Mantan Ketua MK: Korban Tragedi 65 Harus Berani Lapor
- VIVA.co.id/ Zahrul Darmawan.
VIVA.co.id - Kasus pelanggaran HAM berat yang terjadi di Indonesia pada 1965-1966, hingga saat ini masih terus menjadi sorotan bagi beberapa golongan dan lembaga terkait, termasuk Mahkamah Konstitusi (MK). Alasannya, kekerasan massal dan diskriminalisasi sistematik telah menjadi bagian yang tidak terpisahkan dari sejarah bangsa Indonesia.
Menurut mantan Ketua MK Jimly Ashiddiqie, tidak sedikit dari korban kekerasan, sampai sekarang, masih mengalami pengucilan, pembatasan dan pembedaan dalam segala hal. Termasuk ketika mereka, yang kebanyakan sudah lansia dan hidup miskin ini, ingin mendapatkan akses layanan publik dan program-program pembangunan.
Hal tersebut dikarenakan adanya stigma negatif yang diberikan kepada para eks tahanan politik atau para korban kasus kekerasan yang terjadi di tahun 1965. Pemulihan karena ketakutan dari para korban inilah yang seharusnya menjadi fokus utama bagi pemerintah, mempercepat restorasi sosial Indonesia.

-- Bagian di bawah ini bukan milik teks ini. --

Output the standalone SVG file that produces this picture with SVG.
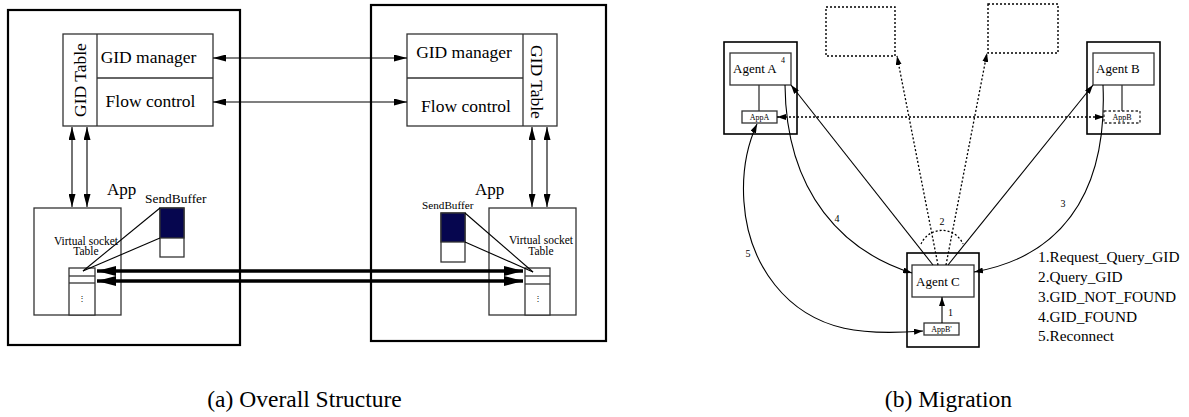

Dalam dialog nasional yang diadakan di Wisma Antara, Jalan Medan Merdeka Selatan nomor 17, Jakarta Pusat, ketua MK pertama Indonesia tersebut menyampaikan bahwa kasus berkelanjutan ini merupakan bagian dari peradaban nasional.
Menurutnya, pelaporan kasus kekerasan masa lalu kepada MK, dianggap sebagai upaya pemulihan korban. Namun, MK selalu mendapatkan tafsir beragam karena kasus tersebut, seolah MK ini menjadi sesuatu yang konkrit. Padahal, kata Jimly, para korban seharusnya bisa lebih berani dalam mengungkap kebenaran.
"Hal penting yang bisa kita ambil dari kasus ini adalah ketika kita bisa melihat pelanggaran-pelanggaran HAM yang terjadi di masa lalu dan berani melaporkannya di masa kini," ujar Jimly, saat memberikan keynote speech tentang kebijakan perlakuan khusus sebagai mandat Konstitusi RI, Rabu, 26 Oktober 2016.
Dalam dialog interaktif terfokus tersebut, dihadiri juga oleh Puan Maharani, Deputi VII Kemenko PMK, Dirjen Otonomi Daerah Kemendagri, Mantan Wali Kota Palu, Wakil Bupati Sikka, Komnas Perempuan, Ketua PBNU, Dirjen Kemendikbud, Komisi XI DPR, dan KKPK (Koalisi untuk Keadilan dan Pengungkapan Kebenaran).